AIM:
Copy out, from the entries below, each line holding the string "Clone".

SOURCE RECORDS:
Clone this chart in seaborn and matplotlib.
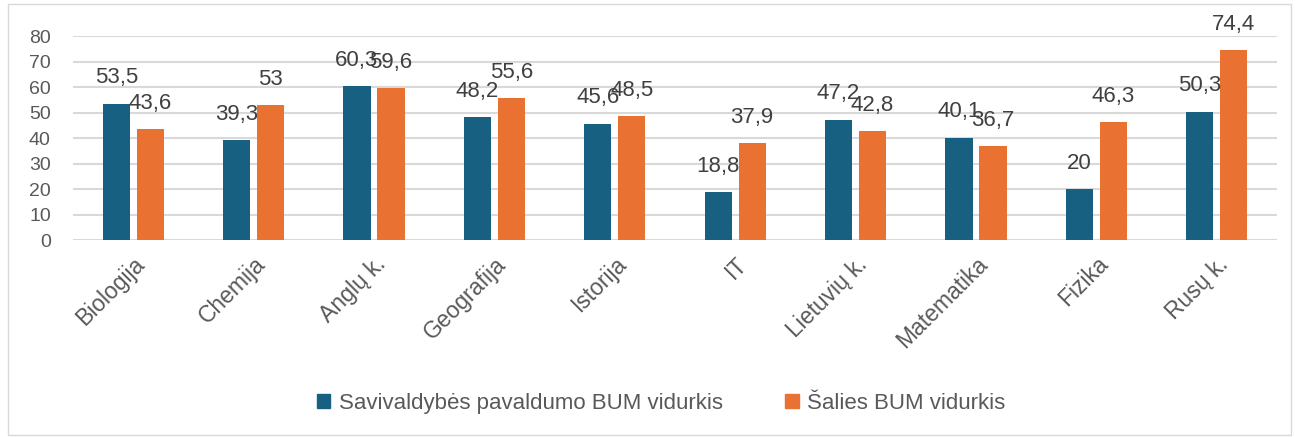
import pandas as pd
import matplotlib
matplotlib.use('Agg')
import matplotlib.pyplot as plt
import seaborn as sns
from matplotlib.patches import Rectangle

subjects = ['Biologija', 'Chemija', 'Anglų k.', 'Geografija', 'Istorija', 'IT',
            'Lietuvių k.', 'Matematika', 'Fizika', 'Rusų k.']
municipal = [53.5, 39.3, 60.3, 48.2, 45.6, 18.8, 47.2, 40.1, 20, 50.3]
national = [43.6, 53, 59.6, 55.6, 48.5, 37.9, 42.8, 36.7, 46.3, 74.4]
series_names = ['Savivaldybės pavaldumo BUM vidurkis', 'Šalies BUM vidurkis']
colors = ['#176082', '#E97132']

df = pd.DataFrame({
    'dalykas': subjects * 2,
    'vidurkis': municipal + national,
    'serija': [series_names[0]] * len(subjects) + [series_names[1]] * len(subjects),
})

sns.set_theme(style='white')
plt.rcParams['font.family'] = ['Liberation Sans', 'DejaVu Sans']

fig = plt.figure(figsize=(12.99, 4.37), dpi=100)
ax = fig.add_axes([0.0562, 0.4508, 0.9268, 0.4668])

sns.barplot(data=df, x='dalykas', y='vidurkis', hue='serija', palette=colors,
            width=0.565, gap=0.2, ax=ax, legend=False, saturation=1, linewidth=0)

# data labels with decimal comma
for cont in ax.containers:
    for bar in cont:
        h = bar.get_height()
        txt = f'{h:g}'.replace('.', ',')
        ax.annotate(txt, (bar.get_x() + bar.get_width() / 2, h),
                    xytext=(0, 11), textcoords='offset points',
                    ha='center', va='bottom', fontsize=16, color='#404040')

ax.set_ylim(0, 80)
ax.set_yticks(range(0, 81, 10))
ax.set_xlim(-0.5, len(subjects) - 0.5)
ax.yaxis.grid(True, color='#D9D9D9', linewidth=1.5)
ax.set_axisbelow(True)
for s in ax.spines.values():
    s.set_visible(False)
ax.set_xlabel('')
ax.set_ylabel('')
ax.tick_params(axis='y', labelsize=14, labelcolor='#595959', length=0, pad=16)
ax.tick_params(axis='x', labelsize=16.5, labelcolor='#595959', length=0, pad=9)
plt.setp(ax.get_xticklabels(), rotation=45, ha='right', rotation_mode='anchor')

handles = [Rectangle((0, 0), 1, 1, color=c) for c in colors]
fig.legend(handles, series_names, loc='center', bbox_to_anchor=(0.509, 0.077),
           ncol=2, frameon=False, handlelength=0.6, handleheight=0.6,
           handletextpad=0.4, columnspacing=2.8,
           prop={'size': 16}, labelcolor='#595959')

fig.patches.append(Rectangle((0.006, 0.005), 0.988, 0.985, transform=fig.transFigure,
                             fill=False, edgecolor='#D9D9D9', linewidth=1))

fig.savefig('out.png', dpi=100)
---
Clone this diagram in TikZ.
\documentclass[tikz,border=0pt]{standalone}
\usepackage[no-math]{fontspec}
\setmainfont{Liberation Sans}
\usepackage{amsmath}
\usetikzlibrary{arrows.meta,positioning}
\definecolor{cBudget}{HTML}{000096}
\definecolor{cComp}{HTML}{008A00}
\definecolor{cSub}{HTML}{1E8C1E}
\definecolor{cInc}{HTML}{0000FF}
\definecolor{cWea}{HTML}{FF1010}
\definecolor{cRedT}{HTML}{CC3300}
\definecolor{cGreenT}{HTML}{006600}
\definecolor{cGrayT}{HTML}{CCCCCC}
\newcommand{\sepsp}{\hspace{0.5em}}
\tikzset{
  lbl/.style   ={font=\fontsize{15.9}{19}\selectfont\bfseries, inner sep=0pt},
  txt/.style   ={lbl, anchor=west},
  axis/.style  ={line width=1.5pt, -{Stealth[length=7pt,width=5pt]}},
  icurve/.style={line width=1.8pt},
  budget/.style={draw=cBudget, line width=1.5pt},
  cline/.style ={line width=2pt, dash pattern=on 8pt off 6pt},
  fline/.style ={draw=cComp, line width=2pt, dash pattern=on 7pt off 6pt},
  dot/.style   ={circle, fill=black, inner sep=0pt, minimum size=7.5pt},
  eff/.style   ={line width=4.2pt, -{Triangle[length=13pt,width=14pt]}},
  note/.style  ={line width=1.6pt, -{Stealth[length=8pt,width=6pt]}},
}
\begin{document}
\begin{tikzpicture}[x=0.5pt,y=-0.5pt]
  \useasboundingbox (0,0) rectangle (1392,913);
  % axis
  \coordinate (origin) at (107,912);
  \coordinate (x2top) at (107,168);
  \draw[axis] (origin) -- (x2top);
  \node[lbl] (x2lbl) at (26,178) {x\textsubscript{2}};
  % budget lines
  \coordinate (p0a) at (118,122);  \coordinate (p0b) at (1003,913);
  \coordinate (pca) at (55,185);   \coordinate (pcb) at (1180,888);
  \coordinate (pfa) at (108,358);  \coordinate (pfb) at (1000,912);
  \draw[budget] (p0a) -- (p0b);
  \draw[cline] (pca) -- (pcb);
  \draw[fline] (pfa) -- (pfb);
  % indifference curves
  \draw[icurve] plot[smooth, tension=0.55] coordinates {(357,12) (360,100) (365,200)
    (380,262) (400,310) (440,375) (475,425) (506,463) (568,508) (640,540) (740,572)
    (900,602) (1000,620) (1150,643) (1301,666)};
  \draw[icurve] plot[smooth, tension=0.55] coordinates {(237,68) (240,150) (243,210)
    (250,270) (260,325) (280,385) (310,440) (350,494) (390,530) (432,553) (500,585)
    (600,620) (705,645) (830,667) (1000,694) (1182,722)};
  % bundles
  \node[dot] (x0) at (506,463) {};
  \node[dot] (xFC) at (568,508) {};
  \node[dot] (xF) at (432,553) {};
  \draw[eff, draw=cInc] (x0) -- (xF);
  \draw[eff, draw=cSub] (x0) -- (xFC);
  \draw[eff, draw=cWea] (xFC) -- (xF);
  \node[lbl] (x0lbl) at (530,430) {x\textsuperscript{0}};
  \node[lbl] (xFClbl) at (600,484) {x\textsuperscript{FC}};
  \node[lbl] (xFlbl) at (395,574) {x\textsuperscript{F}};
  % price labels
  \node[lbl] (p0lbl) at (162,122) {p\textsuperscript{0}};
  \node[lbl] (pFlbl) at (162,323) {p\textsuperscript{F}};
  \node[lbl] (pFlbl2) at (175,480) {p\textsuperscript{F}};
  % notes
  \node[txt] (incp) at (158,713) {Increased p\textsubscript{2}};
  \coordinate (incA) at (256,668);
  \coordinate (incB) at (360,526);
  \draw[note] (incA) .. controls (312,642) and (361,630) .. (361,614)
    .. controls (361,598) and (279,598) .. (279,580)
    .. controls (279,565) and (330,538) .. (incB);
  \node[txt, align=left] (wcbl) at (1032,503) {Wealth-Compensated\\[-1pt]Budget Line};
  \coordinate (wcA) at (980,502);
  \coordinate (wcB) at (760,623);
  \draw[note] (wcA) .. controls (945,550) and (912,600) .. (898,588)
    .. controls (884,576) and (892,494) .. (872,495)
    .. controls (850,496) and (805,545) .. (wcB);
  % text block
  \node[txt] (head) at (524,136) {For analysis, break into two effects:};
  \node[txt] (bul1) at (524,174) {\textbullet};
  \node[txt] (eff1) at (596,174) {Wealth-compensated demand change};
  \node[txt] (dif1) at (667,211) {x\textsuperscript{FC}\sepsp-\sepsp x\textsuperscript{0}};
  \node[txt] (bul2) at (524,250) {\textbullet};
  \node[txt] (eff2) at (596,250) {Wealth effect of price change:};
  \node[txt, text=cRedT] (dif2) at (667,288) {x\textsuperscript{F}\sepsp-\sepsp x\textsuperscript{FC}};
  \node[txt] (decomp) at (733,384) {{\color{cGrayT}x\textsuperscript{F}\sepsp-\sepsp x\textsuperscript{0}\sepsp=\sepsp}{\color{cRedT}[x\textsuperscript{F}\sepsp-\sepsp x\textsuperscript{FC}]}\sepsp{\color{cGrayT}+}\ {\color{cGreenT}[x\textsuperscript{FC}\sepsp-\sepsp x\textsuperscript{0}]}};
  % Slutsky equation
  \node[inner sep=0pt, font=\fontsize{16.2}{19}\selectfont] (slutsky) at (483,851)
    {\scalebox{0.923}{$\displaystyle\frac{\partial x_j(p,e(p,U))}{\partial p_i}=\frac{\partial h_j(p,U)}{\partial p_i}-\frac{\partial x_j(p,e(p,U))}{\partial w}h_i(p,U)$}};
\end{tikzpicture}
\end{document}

SOLUTION TO THIS EXERCISE:
Clone this chart in seaborn and matplotlib.
Clone this diagram in TikZ.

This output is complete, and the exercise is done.